Why can't you just average ADC samples to get more resolution from an ADC?
If you ask someone to measure a 45.2cm board accurate to the nearest centimeter, they would (or should) answer 45. If you ask then to measure it again, they would answer 45 again. Repeat the exercise 8 more times and the average of all the measurements should be exactly 45. No matter how many times one samples the input, one will end up with a value of 45. The average of all those readings would, of course, be 45 (even though the board is 45.2cm long).
If you had the person adjust the measuring apparatus so as to read 0.45cm long before the first measurement, 0.35cm long before the second, 0.05 cm long before the fifth, 0.05cm short before the sixth, etc. up to 0.45cm short before the tenth, then two of the measurements would read 46 and the other eight would read 45. The average of all of them would be 45.2.
In practice, managing to bias things so precisely is difficult. If one randomly adjusts the measurement apparatus before each measurement to read somewhere between 0.5cm long and 0.5cm short, then about 1/5 of the measurements would read 46 and the rest 45, but because the adjustments are random the actual fraction might be higher or lower. Taking ten measurements would not add quite a full significant figure worth of precision, but averaging about 100 would.
I'm not sure I quite understand the paper's rationale for the distinction between averaging and right shifting. One needs to be mindful that the apparent precision achieved by averaging may exceed the meaningful level of precision, but from my experience the question of when and how much to right-shift should be driven by the limits of the processor's numerical range. Working with numbers that are scaled up as much as they can be without causing overflow will generally minimize the effects of rounding errors, provided that one doesn't attach undue significance to small amounts of noise.
Incidentally, in the original usage, to "decimate" an army was to kill 1/10 of the soldiers therein. To decimate the data from an ADC is to discard part of it. The common prefix with the phrase "decimal point" does not imply an association.
The short answer is noise, and its not necessarily the noise that matters, but the type of noise. The other problem is nonlinear effects like INL that throw off the average value
First on to Noise:
If we were to sample a Gaussian distribution it would look something like this:
The red line is closer to the actual thermal distribution (averaged over time) and the blue histogram represents many ADC samples. If we were to continuously sample this distribution we would get better statistics and we would be able to find the average value or mean with better accuracy(which is usually what were after, Yes I realize signals move around, there is filtering and signal to noise depending on the frequency content but lets just consider the DC case where the signal is not moving for now).
$$ \mu = \frac{1}{n} \sum_{i=1}^{n}{x_i}$$
The problem is flicker noise or 1/f noise, it shifts the Gaussian mean around and causes the statistics to break down, because the distribution is no longer gaussian.

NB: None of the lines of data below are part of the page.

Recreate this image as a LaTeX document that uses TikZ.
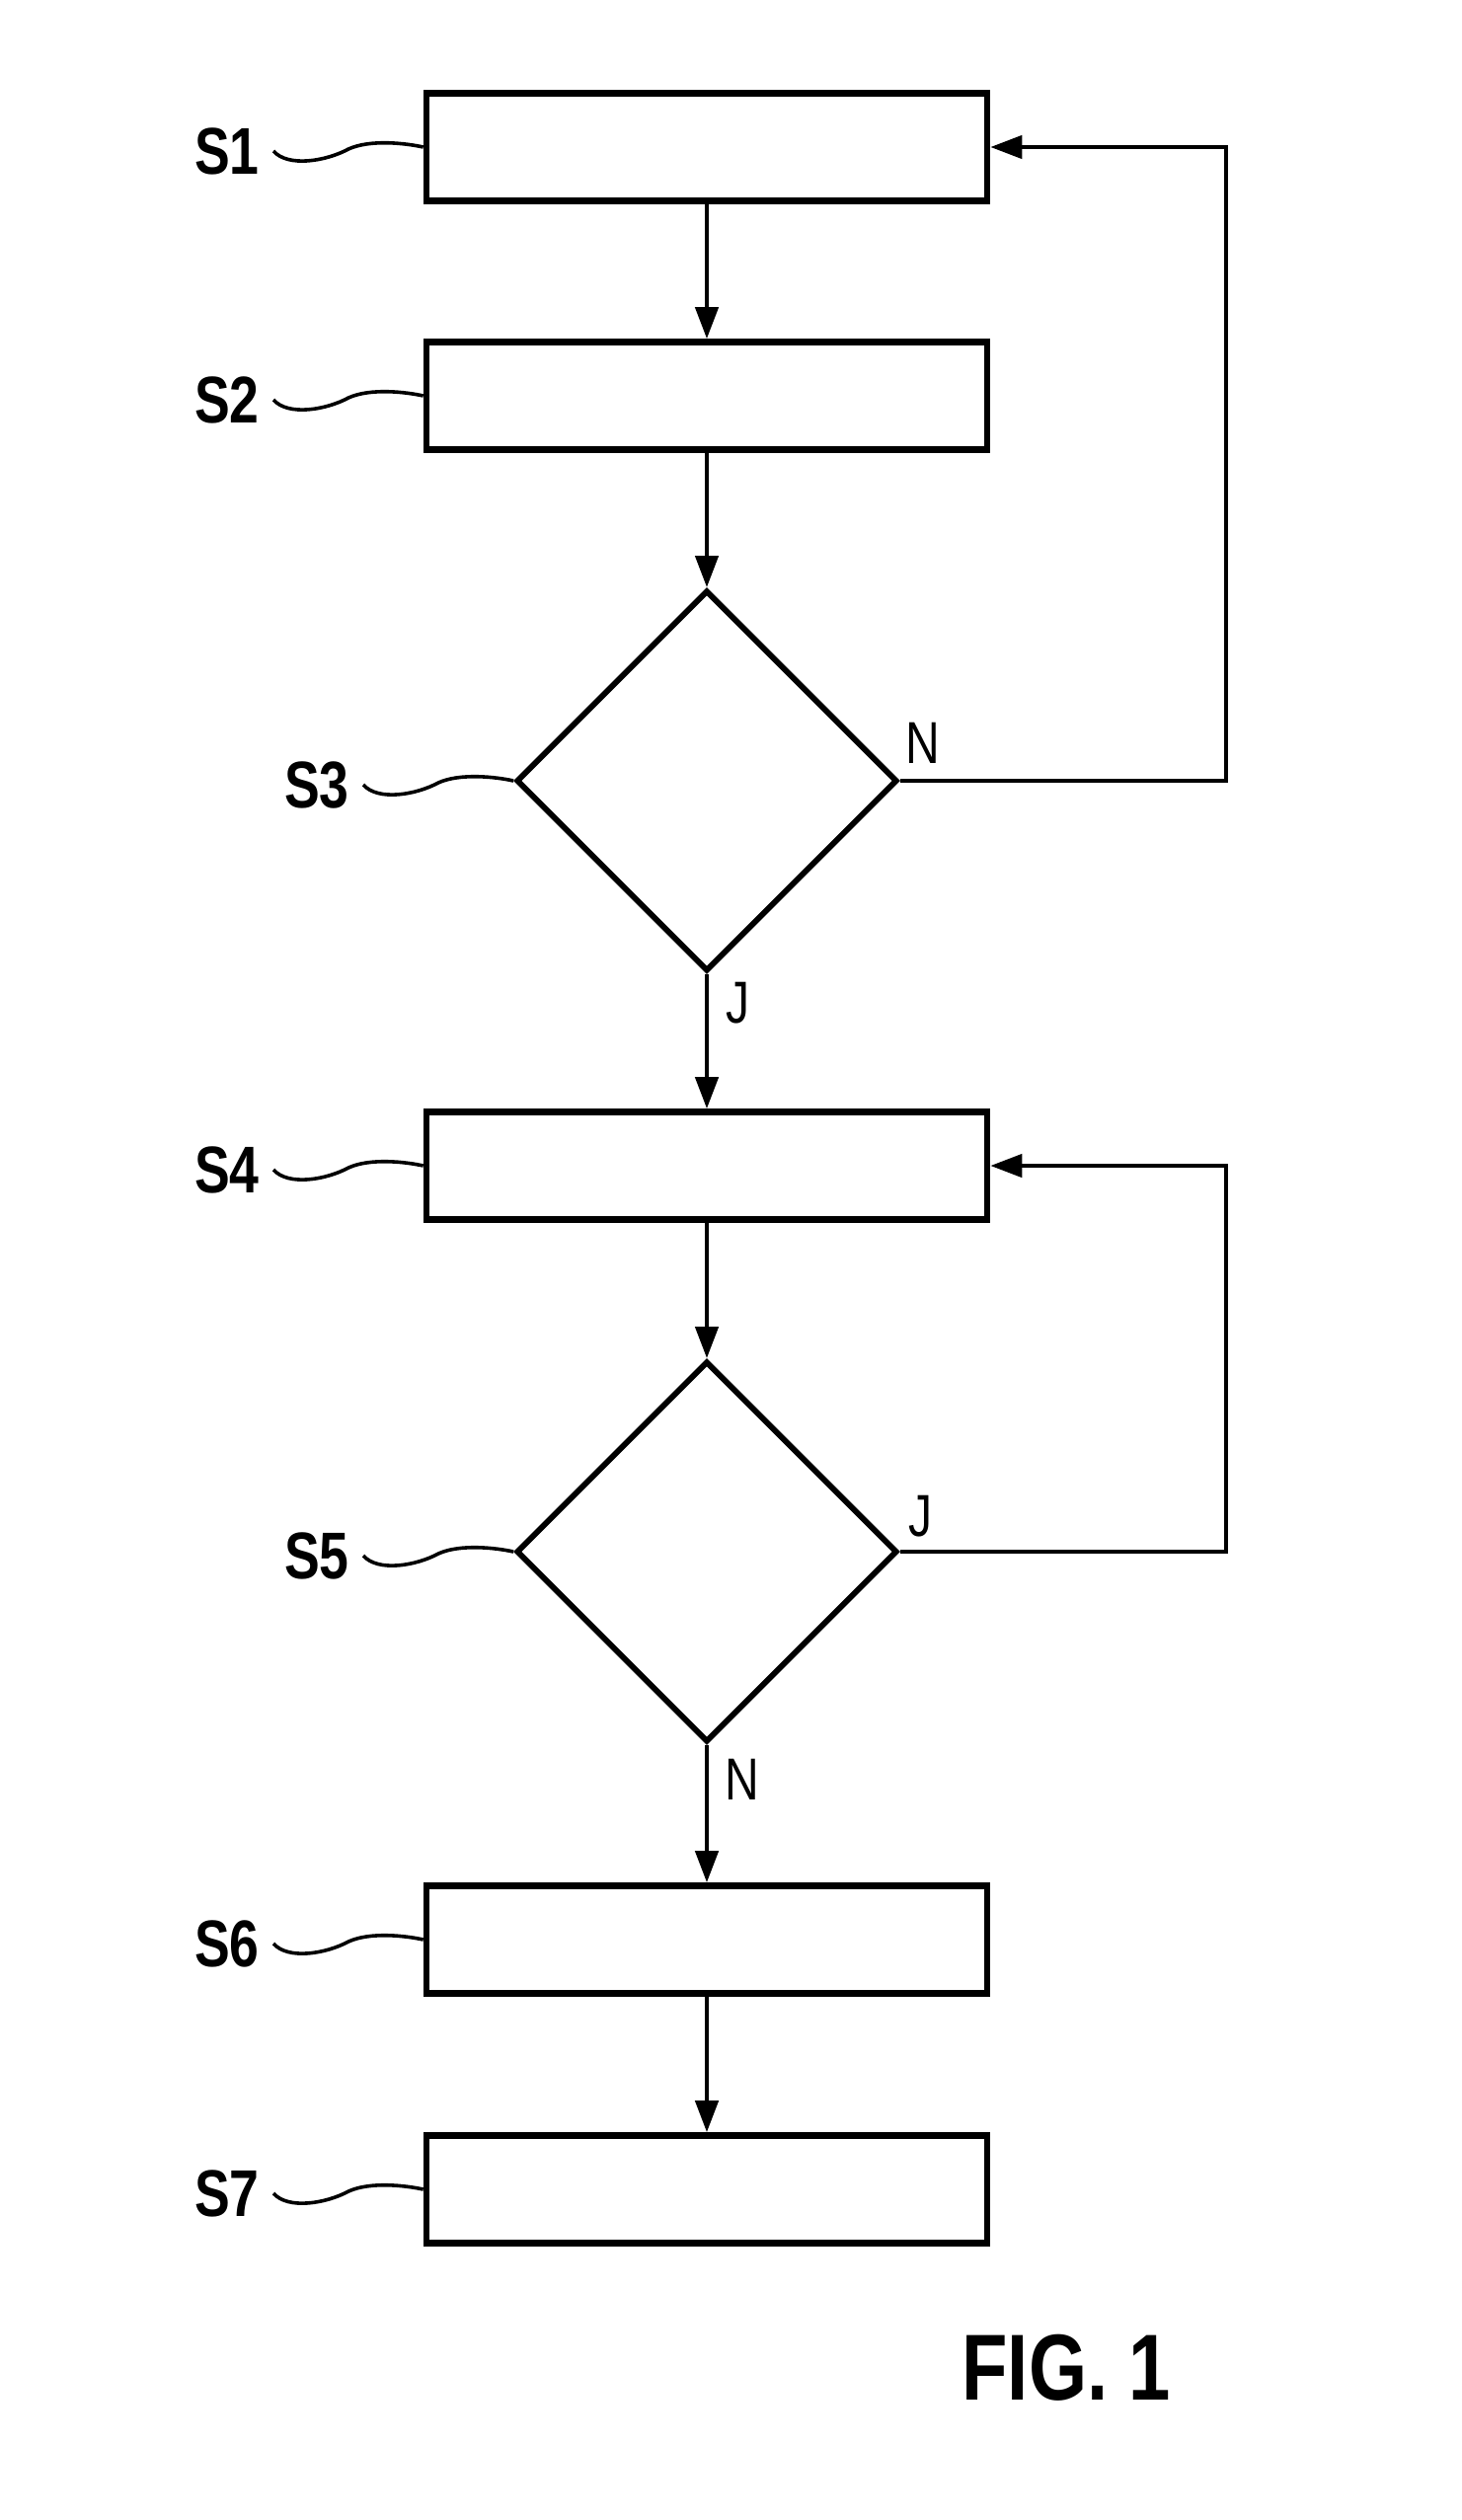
\documentclass[tikz,border=0pt]{standalone}
\usepackage{fontspec}
\setmainfont{Liberation Sans}
\newfontfamily\narrowfont[FakeStretch=0.8]{Liberation Sans}
\usetikzlibrary{shapes.geometric,arrows.meta}
\begin{document}
\begin{tikzpicture}[x=0.5pt,y=-0.5pt,
    stepbox/.style={draw,line width=3.3pt,minimum width=284pt,minimum height=54.5pt,inner sep=0pt},
    test/.style={draw,diamond,line width=2.9pt,minimum width=193pt,minimum height=193pt,inner sep=0pt},
    flow/.style={line width=2.2pt,-{Triangle[length=16pt,width=11.5pt]}},
    lead/.style={line width=1.8pt},
    ref/.style={anchor=east,inner sep=0pt,inner xsep=7pt,font=\narrowfont\bfseries\fontsize{33.5}{34}\selectfont},
    yn/.style={inner sep=0pt,font=\narrowfont\fontsize{30}{30}\selectfont}]
  \useasboundingbox (0,0) rectangle (1481,2553);
  % steps and tests
  \node[stepbox] (s1) at (716,149) {};
  \node[stepbox] (s2) at (716,401) {};
  \node[test]    (s3) at (716,791) {};
  \node[stepbox] (s4) at (716,1181) {};
  \node[test]    (s5) at (716,1572) {};
  \node[stepbox] (s6) at (716,1965) {};
  \node[stepbox] (s7) at (716,2218) {};
  \coordinate (back) at (1242,0);
  % reference signs
  \foreach \n/\x/\y in {1/277/153, 2/277/405, 3/368/795, 4/277/1185, 5/368/1576, 6/277/1969, 7/277/2222} {
    \node[ref] (l\n) at (\x,\y) {S\n};
    \draw[lead] (l\n.east) .. controls +(15,17) and +(-22,12) .. ++(76,-2)
      .. controls +(22,-10) and +(-18,-4) .. (s\n.west);
  }
  % flow
  \draw[flow] (s1) -- (s2);
  \draw[flow] (s2) -- (s3);
  \draw[flow] (s3) -- (s4);
  \draw[flow] (s4) -- (s5);
  \draw[flow] (s5) -- (s6);
  \draw[flow] (s6) -- (s7);
  \draw[flow] (s3.east) -- (s3.east -| back) |- (s1.east);
  \draw[flow] (s5.east) -- (s5.east -| back) |- (s4.east);
  \node[yn] (n3) at (935,753) {N};
  \node[yn] (j3) at (747,1016) {J};
  \node[yn] (j5) at (932,1536) {J};
  \node[yn] (n5) at (752,1803) {N};
  \node[font=\narrowfont\bfseries\fontsize{47.5}{50}\selectfont] (fig) at (1080,2399) {FIG. 1};
\end{tikzpicture}
\end{document}
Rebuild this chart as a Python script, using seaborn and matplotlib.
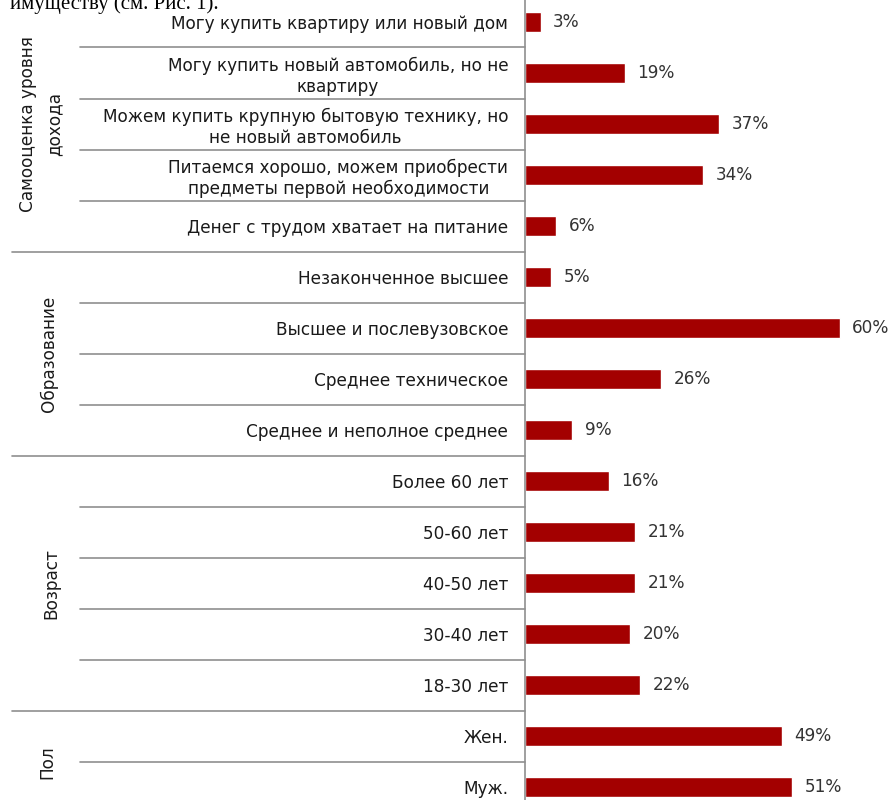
import matplotlib
matplotlib.use("Agg")
import matplotlib.pyplot as plt
import matplotlib.transforms as mtransforms
import seaborn as sns
import pandas as pd

# Survey breakdown: respondent categories and their shares (%)
categories = [
    "Могу купить квартиру или новый дом",
    "Могу купить новый автомобиль, но не\nквартиру",
    "Можем купить крупную бытовую технику, но\nне новый автомобиль",
    "Питаемся хорошо, можем приобрести\nпредметы первой необходимости",
    "Денег с трудом хватает на питание",
    "Незаконченное высшее",
    "Высшее и послевузовское",
    "Среднее техническое",
    "Среднее и неполное среднее",
    "Более 60 лет",
    "50-60 лет",
    "40-50 лет",
    "30-40 лет",
    "18-30 лет",
    "Жен.",
    "Муж.",
]
values = [3, 19, 37, 34, 6, 5, 60, 26, 9, 16, 21, 21, 20, 22, 49, 51]

# Groups: label and number of rows they cover
group_names = ["Самооценка уровня\nдохода", "Образование", "Возраст", "Пол"]
group_sizes = [5, 4, 5, 2]

sns.set_theme(style="white")
plt.rcParams["font.family"] = ["DejaVu Sans"]

FS = 12.2
df = pd.DataFrame({"category": categories, "share": values})

W, H = 892, 800
fig = plt.figure(figsize=(W / 100, H / 100), dpi=100)
ax_left = 525 / W
ax = fig.add_axes([ax_left, 0.0, 1.0 - ax_left, 1.0])

bar_color = "#A30000"
sns.barplot(data=df, x="share", y="category", color=bar_color, width=0.4,
            saturation=1.0, ax=ax, orient="h")

ax.set_xlim(0, 70)
ax.set_ylim(15.25, -0.431)
ax.set_xlabel("")
ax.set_ylabel("")
ax.set_xticks([])

for s in ["top", "right", "bottom"]:
    ax.spines[s].set_visible(False)
ax.spines["left"].set_color("#8f8f8f")
ax.spines["left"].set_linewidth(1.2)

ax.tick_params(axis="y", length=0, pad=12, labelsize=FS, labelcolor="#1a1a1a")
for lbl in ax.get_yticklabels():
    lbl.set_multialignment("center")
    lbl.set_linespacing(1.2)

ax.bar_label(ax.containers[0], labels=[f"{v}%" for v in values],
             padding=9, fontsize=FS, color="#333333")

# Row separators: long ones between groups, short ones inside a group
trans = mtransforms.blended_transform_factory(fig.transFigure, ax.transData)
group_ends = []
acc = 0
for n in group_sizes:
    acc += n
    group_ends.append(acc - 1)
for i in range(len(categories) - 1):
    x0 = 12 / W if i in group_ends else 80 / W
    ax.plot([x0, ax_left], [i + 0.5, i + 0.5], transform=trans,
            color="#8f8f8f", lw=1.2, clip_on=False)

# Rotated group titles
group_x = [41 / W, 49 / W, 51 / W, 47 / W]
start = 0
for name, n, gx in zip(group_names, group_sizes, group_x):
    center = start + (n - 1) / 2
    ax.text(gx, center, name, transform=trans, rotation=90,
            ha="center", va="center", multialignment="center",
            fontsize=FS, color="#1a1a1a", linespacing=1.6)
    start += n

# Tail of the preceding paragraph of the page
fig.text(10 / W, 1 - 9 / H, "имуществу (см. Рис. 1).",
         family=["Liberation Serif", "DejaVu Serif"], fontsize=15,
         color="black", ha="left", va="baseline")

fig.savefig("out.png", dpi=100, facecolor="white")
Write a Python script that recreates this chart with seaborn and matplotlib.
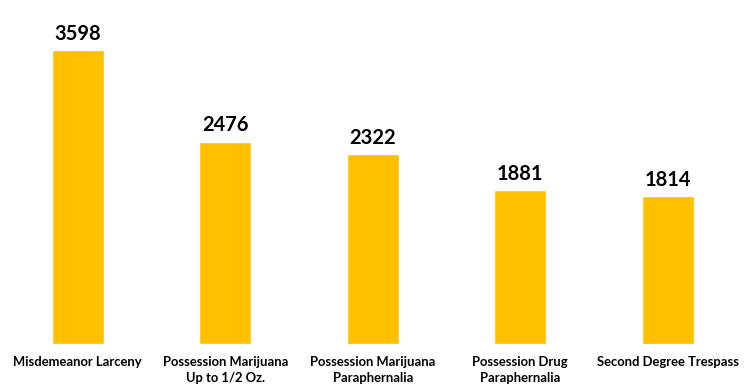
import matplotlib
matplotlib.use("Agg")
import matplotlib.pyplot as plt
import seaborn as sns
import pandas as pd

# data
offenses = ["Misdemeanor Larceny", "Possession Marijuana\nUp to 1/2 Oz.",
            "Possession Marijuana\nParaphernalia", "Possession Drug\nParaphernalia",
            "Second Degree Trespass"]
counts = [3598, 2476, 2322, 1881, 1814]

df = pd.DataFrame({"offense": offenses, "count": counts})

sns.set_style("white")
plt.rcParams["font.family"] = ["Lato", "DejaVu Sans"]

fig = plt.figure(figsize=(7.54, 3.87), dpi=100)
ax = fig.add_axes([4 / 754, 43 / 387, 737.5 / 754, 327 / 387])

sns.barplot(data=df, x="offense", y="count", color="#FFC000", saturation=1,
            width=0.355, ax=ax)

for i, v in enumerate(counts):
    ax.text(i, v + 75, str(v), ha="center", va="bottom",
            fontsize=14.5, fontweight="bold", color="black")

ax.set_xlim(-0.5, 4.5)
ax.set_ylim(0, 4000)
ax.set_xlabel("")
ax.set_ylabel("")
ax.set_yticks([])
ax.tick_params(axis="x", length=0, pad=9)
for lbl in ax.get_xticklabels():
    lbl.set_fontsize(9.4)
    lbl.set_fontweight("bold")
    lbl.set_color("black")
    lbl.set_linespacing(1.35)
sns.despine(ax=ax, left=True, bottom=True, top=True, right=True)

fig.savefig("out.png", dpi=100)
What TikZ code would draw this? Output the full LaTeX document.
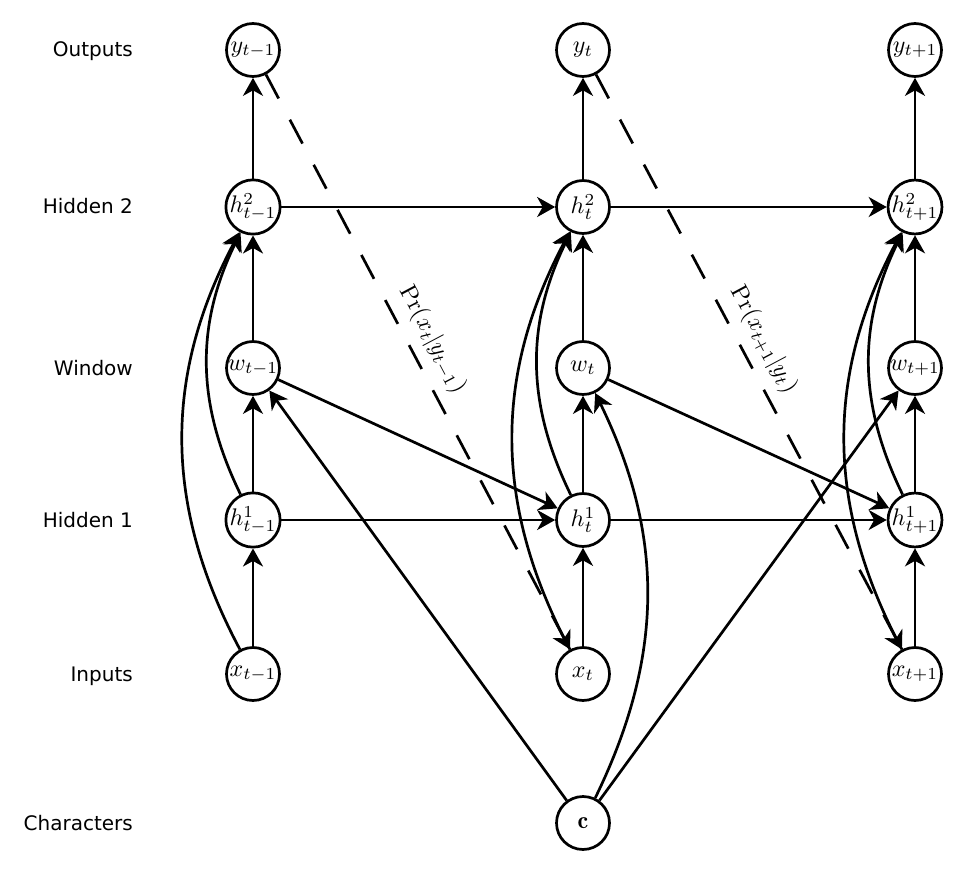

This is a poor model but you could consider it looking something like this INL is also a problem because it can introduce a few bits of error which also throws off the mean.
$$ \mu = \frac{1}{n} \sum_{i=1}^{n}{x_i}+error$$
That is probably confusing, lets look at the time domain as shown below
In the top image you can see a signal with gaussian noise it would be easy to "draw a line" through the middle and find the mean. The more sample you have from a signal like this, the better accuracy and knowledge you will have of the mean.
In the lower image you can see what flicker noise looks like, averaging is not going to help here.
The problem is most electronics have flicker noise, resistors do not (assuming there is no influence from the room temp) but transistors and IC's do. There are amplifiers called chopping amplifiers that do overcome these effects.
Another thing to know is there are ADC's (linear has a new SAR core) where the engineers have worked to eliminate the effects of 1/f noise (and other nonlinear effects of ADC's like INL ) to a level much lower than the the ADCs bit value. You can employ heavy oversampling and get out 32-bit values out of a 14-bit core.
Source: EDN- 1/f Noise—the flickering candle
I took a look at the note and that is indeed a weird claim (or a confusing way of saying what they actually mean).
Perhaps what they actually mean is the point that if you want to get more resolution, you can't divide/shift the number afterward to the same scale as a single sample because (in integer arithmetic) that would throw out the bits you gained.
If your ADC samples are noisy, then of course you can divide to get a less noisy value at the original scale.
The other thing I thought of from just your question was the point that to do oversampling right you need to use an effective low-pass filter, and a straightforward moving average is not as good at being a low-pass filter as a properly designed FIR (or IIR) filter — but that doesn't seem to be supported by the text of the note.